Barrick, the world's largest gold producer, and Chile's Antofagasta Minerals, each own a 37.5-per-cent share, as the Tethyan Copper Company, in the largest Foreign Direct Investment mining project in Pakistan.
Their plan was to build and operate a copper and gold open-pit mine at Reko Diq in the Chagai district of the southwestern province Baluchistan, the most deprived part of Pakistan, rife with Taliban, sectarian and separatist violence.
Barrick and Antofagasta say the proposed plant could produce 600,000 tons of copper and 250,000 ounces of gold a year, but in 2011 work came to a standstill after the local government refused to renew the consortium's mining lease.
The provincial government in Baluchistan is also the sleeping partner in the Reko Diq project with a 25-per-cent stake.
Reasons for the dispute are murky, but some analysts suggest that China, a close Pakistan ally, is also interested in the deposits.

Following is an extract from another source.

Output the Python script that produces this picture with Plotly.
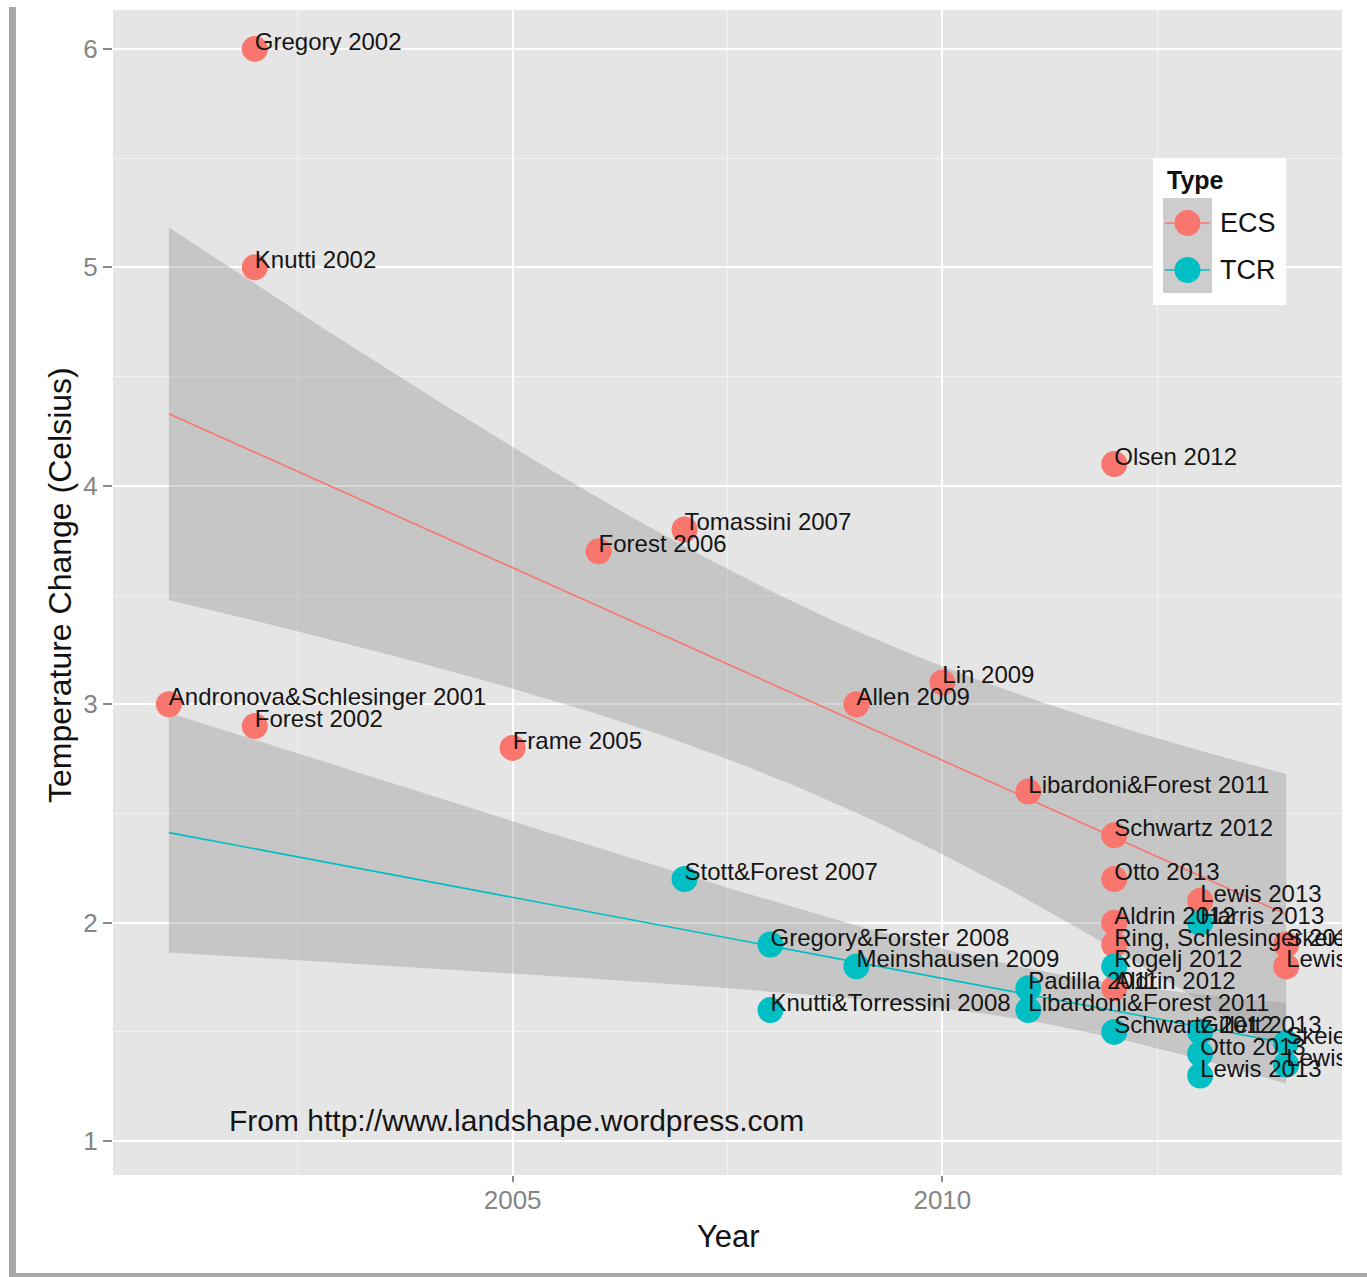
import numpy as np
import plotly.graph_objects as go

# ---- data -------------------------------------------------------------
ecs_labels = [
    "Andronova&Schlesinger 2001", "Gregory 2002", "Knutti 2002", "Forest 2002",
    "Frame 2005", "Forest 2006", "Tomassini 2007", "Allen 2009", "Lin 2009",
    "Libardoni&Forest 2011", "Olsen 2012", "Schwartz 2012", "Otto 2013",
    "Lewis 2013", "Aldrin 2012", "Ring, Schlesinger 2012", "Aldrin 2012",
    "Skeie 2014", "Lewis 2014",
]
ecs_year = [2001, 2002, 2002, 2002, 2005, 2006, 2007, 2009, 2010,
            2011, 2012, 2012, 2012, 2013, 2012, 2012, 2012, 2014, 2014]
ecs_value = [3.0, 6.0, 5.0, 2.9, 2.8, 3.7, 3.8, 3.0, 3.1,
             2.6, 4.1, 2.4, 2.2, 2.1, 2.0, 1.9, 1.7, 1.9, 1.8]

tcr_labels = [
    "Stott&Forest 2007", "Gregory&Forster 2008", "Knutti&Torressini 2008",
    "Meinshausen 2009", "Padilla 2011", "Libardoni&Forest 2011",
    "Schwartz 2012", "Rogelj 2012", "Harris 2013", "Gillett 2013",
    "Otto 2013", "Lewis 2013", "Skeie 2014", "Lewis 2014",
]
tcr_year = [2007, 2008, 2008, 2009, 2011, 2011, 2012, 2012,
            2013, 2013, 2013, 2013, 2014, 2014]
tcr_value = [2.2, 1.9, 1.6, 1.8, 1.7, 1.6, 1.5, 1.8,
             2.0, 1.5, 1.4, 1.3, 1.45, 1.35]

type_names = ["ECS", "TCR"]
type_colors = ["#F8766D", "#00BFC4"]

x_ticks = [2005, 2010]
y_ticks = [1, 2, 3, 4, 5, 6]

# ---- layout geometry ---------------------------------------------------
W, H = 1367, 1277
M_L, M_R, M_T, M_B = 113, 25, 10, 102
X_RANGE = [2000.35, 2014.65]
Y_RANGE = [0.845, 6.178]
FONT = "Liberation Sans, Arial, Helvetica, sans-serif"

plot_w = W - M_L - M_R
plot_h = H - M_T - M_B
px_per_unit_y = plot_h / (Y_RANGE[1] - Y_RANGE[0])


def paper_x(px):
    return (px - M_L) / plot_w


def paper_y(py):
    return (H - M_B - py) / plot_h


# two-sided 95% Student t quantiles by degrees of freedom
T975 = {12: 2.178812830, 17: 2.109815578}


def lm_band(xs, ys, x_lo, x_hi, n=80):
    """Ordinary least squares line with a 95% confidence band."""
    x = np.asarray(xs, float)
    y = np.asarray(ys, float)
    k = len(x)
    xm, ym = x.mean(), y.mean()
    sxx = ((x - xm) ** 2).sum()
    slope = ((x - xm) * (y - ym)).sum() / sxx
    icpt = ym - slope * xm
    resid = y - (icpt + slope * x)
    s = np.sqrt((resid ** 2).sum() / (k - 2))
    grid = np.linspace(x_lo, x_hi, n)
    fit = icpt + slope * grid
    half = T975[k - 2] * s * np.sqrt(1.0 / k + (grid - xm) ** 2 / sxx)
    return grid, fit, fit - half, fit + half


all_years = ecs_year + tcr_year
x_lo, x_hi = min(all_years), max(all_years)

series = [
    (ecs_year, ecs_value, ecs_labels),
    (tcr_year, tcr_value, tcr_labels),
]

fig = go.Figure()

fits = [lm_band(yr, val, x_lo, x_hi) for yr, val, _ in series]

# confidence bands
for grid, fit, lo, hi in fits:
    fig.add_trace(go.Scatter(
        x=np.concatenate([grid, grid[::-1]]),
        y=np.concatenate([hi, lo[::-1]]),
        fill="toself", fillcolor="rgba(153,153,153,0.4)",
        line=dict(width=0), mode="lines", hoverinfo="skip", showlegend=False,
    ))

# fitted lines
for (grid, fit, lo, hi), col in zip(fits, type_colors):
    fig.add_trace(go.Scatter(
        x=grid, y=fit, mode="lines", line=dict(color=col, width=1.6),
        hoverinfo="skip", showlegend=False,
    ))

# study points
for (yr, val, lab), name, col in zip(series, type_names, type_colors):
    fig.add_trace(go.Scatter(
        x=yr, y=val, mode="markers", name=name, text=lab,
        marker=dict(color=col, size=26, line=dict(width=0)),
        showlegend=False,
    ))

# study names, left-aligned at each point and sitting on its baseline
LABEL_RAISE_PX = 5
for yr, val, lab in series:
    fig.add_trace(go.Scatter(
        x=yr, y=np.asarray(val) + LABEL_RAISE_PX / px_per_unit_y,
        mode="text", text=lab, textposition="middle right",
        textfont=dict(family=FONT, size=24, color="#151515"),
        hoverinfo="skip", showlegend=False, cliponaxis=True,
    ))

annotations = [
    dict(text="From http://www.landshape.wordpress.com", x=2001.68, y=1.096,
         xref="x", yref="y", xanchor="left", yanchor="middle", showarrow=False,
         font=dict(family=FONT, size=30, color="#151515")),
    dict(text="Year", x=paper_x(728), y=paper_y(1236), xref="paper", yref="paper",
         xanchor="center", yanchor="middle", showarrow=False,
         font=dict(family=FONT, size=31, color="#111111")),
    dict(text="Temperature Change (Celsius)", x=paper_x(60), y=paper_y(585),
         xref="paper", yref="paper", xanchor="center", yanchor="middle",
         textangle=-90, showarrow=False,
         font=dict(family=FONT, size=32, color="#111111")),
]

shapes = [
    # frame lines at the left and bottom edges of the image
    dict(type="rect", xref="paper", yref="paper", layer="above",
         x0=paper_x(9), x1=paper_x(16), y0=paper_y(1277), y1=paper_y(7),
         fillcolor="#A8A8A8", line=dict(width=0)),
    dict(type="rect", xref="paper", yref="paper", layer="above",
         x0=paper_x(9), x1=paper_x(W), y0=paper_y(1277), y1=paper_y(1273),
         fillcolor="#A8A8A8", line=dict(width=0)),
]

# legend box
LEG_L, LEG_R, LEG_T, LEG_B = 1153, 1286, 158, 305
KEY_L, KEY_R, KEY_T, KEY_B = 1163, 1212, 198, 293
key_rows = [223, 270]
shapes.append(dict(type="rect", xref="paper", yref="paper", layer="above",
                   x0=paper_x(LEG_L), x1=paper_x(LEG_R),
                   y0=paper_y(LEG_B), y1=paper_y(LEG_T),
                   fillcolor="white", line=dict(width=0)))
shapes.append(dict(type="rect", xref="paper", yref="paper", layer="above",
                   x0=paper_x(KEY_L), x1=paper_x(KEY_R),
                   y0=paper_y(KEY_B), y1=paper_y(KEY_T),
                   fillcolor="#CDCDCD", line=dict(width=0)))
annotations.append(dict(text="<b>Type</b>", x=paper_x(1165), y=paper_y(180),
                        xref="paper", yref="paper", xanchor="left", yanchor="middle",
                        showarrow=False, font=dict(family=FONT, size=25, color="#111111")))
for name, col, ry in zip(type_names, type_colors, key_rows):
    shapes.append(dict(type="line", xref="paper", yref="paper", layer="above",
                       x0=paper_x(KEY_L + 2), x1=paper_x(KEY_R - 2),
                       y0=paper_y(ry), y1=paper_y(ry),
                       line=dict(color=col, width=1.6)))
    shapes.append(dict(type="circle", xref="paper", yref="paper", layer="above",
                       xsizemode="pixel", ysizemode="pixel",
                       xanchor=paper_x((KEY_L + KEY_R) / 2), yanchor=paper_y(ry),
                       x0=-13, x1=13, y0=-13, y1=13,
                       fillcolor=col, line=dict(width=0)))
    annotations.append(dict(text=name, x=paper_x(1218), y=paper_y(ry),
                            xref="paper", yref="paper", xanchor="left", yanchor="middle",
                            showarrow=False, font=dict(family=FONT, size=27, color="#111111")))

axis_common = dict(
    ticks="outside", tickwidth=1.5, tickcolor="#8A8A8A",
    tickfont=dict(family=FONT, size=26, color="#858585"),
    showgrid=True, gridcolor="white", gridwidth=2,
    zeroline=False, showline=False,
)

fig.update_layout(
    width=W, height=H,
    margin=dict(l=M_L, r=M_R, t=M_T, b=M_B, pad=0),
    paper_bgcolor="white", plot_bgcolor="#E5E5E5",
    showlegend=False,
    font=dict(family=FONT),
    xaxis=dict(range=X_RANGE, tickmode="array", tickvals=x_ticks,
               ticklen=6, ticklabelstandoff=-4,
               minor=dict(dtick=2.5, tick0=0, showgrid=True,
                          gridcolor="#F2F2F2", gridwidth=1, ticks=""),
               **axis_common),
    yaxis=dict(range=Y_RANGE, tickmode="array", tickvals=y_ticks,
               ticklen=9,
               minor=dict(dtick=0.5, tick0=0, showgrid=True,
                          gridcolor="#F2F2F2", gridwidth=1, ticks=""),
               **axis_common),
    annotations=annotations,
    shapes=shapes,
)

fig.write_html("out.html")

Pakistan's Supreme Court on Monday declared "not valid" the initial 1993 exploration agreement between the Baluchistan government and Australian mining group BHP, since BHP Billiton Ltd.
It said the agreement ran counter to Pakistan's mineral development act and mining concession rules, and therefore to transfer it to the Canadian-Chilean consortium is also "illegal, void and non est".
Experts say mining in Baluchistan is dominated by small companies focused primarily on marble and granite, which waste up to 80 per cent of mined minerals because of poor blasting techniques.
They also call for more transparent polices to allow business to flourish.